**SUPPLIED INFORMATION:**
◆ ◆ ◆ ◆ ◆
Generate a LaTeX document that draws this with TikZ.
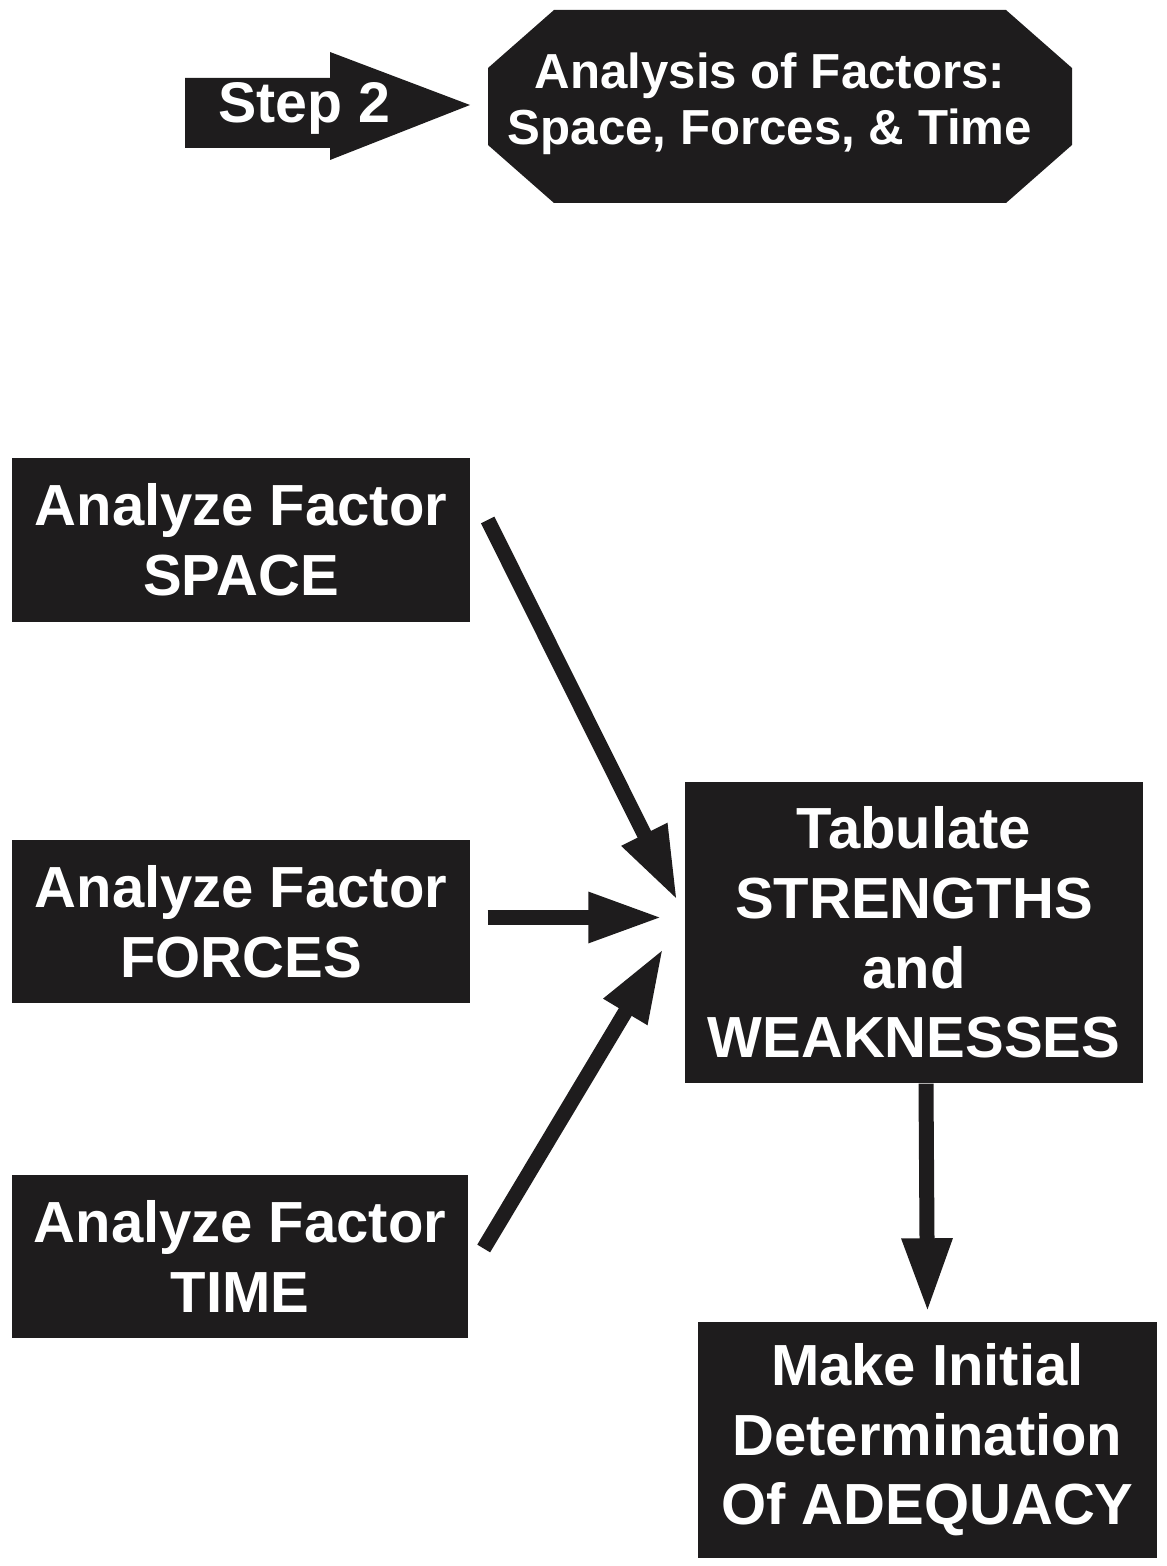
\documentclass[tikz,border=0pt]{standalone}
\usepackage{fontspec}
\setmainfont{Liberation Sans}
\usetikzlibrary{arrows.meta}
\definecolor{ink}{RGB}{30,28,29}
\tikzset{
  factorbox/.style={fill=ink, text=white, align=center, inner sep=0pt,
    font=\bfseries\fontsize{16.5}{19.8}\selectfont},
  bigarrow/.style={draw=ink, line width=0.150000cm,
    -{Triangle[length=0.740000cm,width=0.470000cm]}},
}
\begin{document}
\begin{tikzpicture}
            \useasboundingbox (0.000000,0.000000) rectangle (11.670000,15.660000);
            {\bfseries
            
            % Drawing arrow Step 2
            \fill [ink] (1.850000,14.180000) -- (1.850000,14.880000) -- (3.300000,14.880000) -- (3.300000,15.140000) -- (4.700000,14.610000) -- (3.300000,14.060000) -- (3.300000,14.180000) -- cycle;%
            \node (step) at (3.040000,14.580000) [text=white, font=\bfseries\fontsize{16.3}{19}\selectfont] {Step 2};%
            
            % Drawing octagon of factors
            \fill [ink] (5.540000,15.560000) -- (10.060000,15.560000) -- (10.720000,14.980000) -- (10.720000,14.210000) -- (10.060000,13.630000) -- (5.540000,13.630000) -- (4.880000,14.210000) -- (4.880000,14.980000) -- cycle;%
            \node (factors) at (7.700000,14.620000) [text=white, align=center, font=\bfseries\fontsize{14}{15.8}\selectfont] {Analysis of Factors:\\Space, Forces, \& Time};%
            
            % Drawing boxes of the three factors
            \node (space) at (2.410000,10.260000) [factorbox, minimum width=4.580000cm, minimum height=1.640000cm] {Analyze Factor\\SPACE};%
            \node (forces) at (2.410000,6.445000) [factorbox, minimum width=4.580000cm, minimum height=1.630000cm] {Analyze Factor\\FORCES};%
            \node (time) at (2.400000,3.095000) [factorbox, minimum width=4.560000cm, minimum height=1.630000cm] {Analyze Factor\\TIME};%
            
            % Drawing box of the table
            \node (table) at (9.140000,6.335000) [factorbox, minimum width=4.580000cm, minimum height=3.010000cm] {Tabulate\\STRENGTHS\\and\\WEAKNESSES};%
            
            % Drawing box of the determination
            \node (adequacy) at (9.275000,1.260000) [factorbox, minimum width=4.590000cm, minimum height=2.360000cm] {Make Initial\\Determination\\Of ADEQUACY};%
            
            % Drawing arrows to the table
            \draw [bigarrow] ([xshift=0.170000cm,yshift=0.200000cm]space.east) -- ([xshift=-0.070000cm,yshift=0.320000cm]table.west);%
            \draw [bigarrow] ([xshift=0.170000cm,yshift=0.040000cm]forces.east) -- ([xshift=-0.220000cm,yshift=0.150000cm]table.west);%
            \draw [bigarrow] ([xshift=0.150000cm,yshift=0.080000cm]time.east) -- ([xshift=-0.210000cm,yshift=-0.160000cm]table.west);%
            
            % Drawing arrow to the determination
            \draw [bigarrow] ([xshift=0.120000cm]table.south) -- ([yshift=0.090000cm]adequacy.north);%
            }
        \end{tikzpicture}
\end{document}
◆ ◆ ◆ ◆ ◆
**AIM:** Exclude the pictures, and transcribe all of the material exactly.

**COMPLETE OUTPUT:**
Generate a LaTeX document that draws this with TikZ.
\documentclass[tikz,border=0pt]{standalone}
\usepackage{fontspec}
\setmainfont{Liberation Sans}
\usetikzlibrary{arrows.meta}
\definecolor{ink}{RGB}{30,28,29}
\tikzset{
  factorbox/.style={fill=ink, text=white, align=center, inner sep=0pt,
    font=\bfseries\fontsize{16.5}{19.8}\selectfont},
  bigarrow/.style={draw=ink, line width=0.150000cm,
    -{Triangle[length=0.740000cm,width=0.470000cm]}},
}
\begin{document}
\begin{tikzpicture}
            \useasboundingbox (0.000000,0.000000) rectangle (11.670000,15.660000);
            {\bfseries
            
            % Drawing arrow Step 2
            \fill [ink] (1.850000,14.180000) -- (1.850000,14.880000) -- (3.300000,14.880000) -- (3.300000,15.140000) -- (4.700000,14.610000) -- (3.300000,14.060000) -- (3.300000,14.180000) -- cycle;%
            \node (step) at (3.040000,14.580000) [text=white, font=\bfseries\fontsize{16.3}{19}\selectfont] {Step 2};%
            
            % Drawing octagon of factors
            \fill [ink] (5.540000,15.560000) -- (10.060000,15.560000) -- (10.720000,14.980000) -- (10.720000,14.210000) -- (10.060000,13.630000) -- (5.540000,13.630000) -- (4.880000,14.210000) -- (4.880000,14.980000) -- cycle;%
            \node (factors) at (7.700000,14.620000) [text=white, align=center, font=\bfseries\fontsize{14}{15.8}\selectfont] {Analysis of Factors:\\Space, Forces, \& Time};%
            
            % Drawing boxes of the three factors
            \node (space) at (2.410000,10.260000) [factorbox, minimum width=4.580000cm, minimum height=1.640000cm] {Analyze Factor\\SPACE};%
            \node (forces) at (2.410000,6.445000) [factorbox, minimum width=4.580000cm, minimum height=1.630000cm] {Analyze Factor\\FORCES};%
            \node (time) at (2.400000,3.095000) [factorbox, minimum width=4.560000cm, minimum height=1.630000cm] {Analyze Factor\\TIME};%
            
            % Drawing box of the table
            \node (table) at (9.140000,6.335000) [factorbox, minimum width=4.580000cm, minimum height=3.010000cm] {Tabulate\\STRENGTHS\\and\\WEAKNESSES};%
            
            % Drawing box of the determination
            \node (adequacy) at (9.275000,1.260000) [factorbox, minimum width=4.590000cm, minimum height=2.360000cm] {Make Initial\\Determination\\Of ADEQUACY};%
            
            % Drawing arrows to the table
            \draw [bigarrow] ([xshift=0.170000cm,yshift=0.200000cm]space.east) -- ([xshift=-0.070000cm,yshift=0.320000cm]table.west);%
            \draw [bigarrow] ([xshift=0.170000cm,yshift=0.040000cm]forces.east) -- ([xshift=-0.220000cm,yshift=0.150000cm]table.west);%
            \draw [bigarrow] ([xshift=0.150000cm,yshift=0.080000cm]time.east) -- ([xshift=-0.210000cm,yshift=-0.160000cm]table.west);%
            
            % Drawing arrow to the determination
            \draw [bigarrow] ([xshift=0.120000cm]table.south) -- ([yshift=0.090000cm]adequacy.north);%
            }
        \end{tikzpicture}
\end{document}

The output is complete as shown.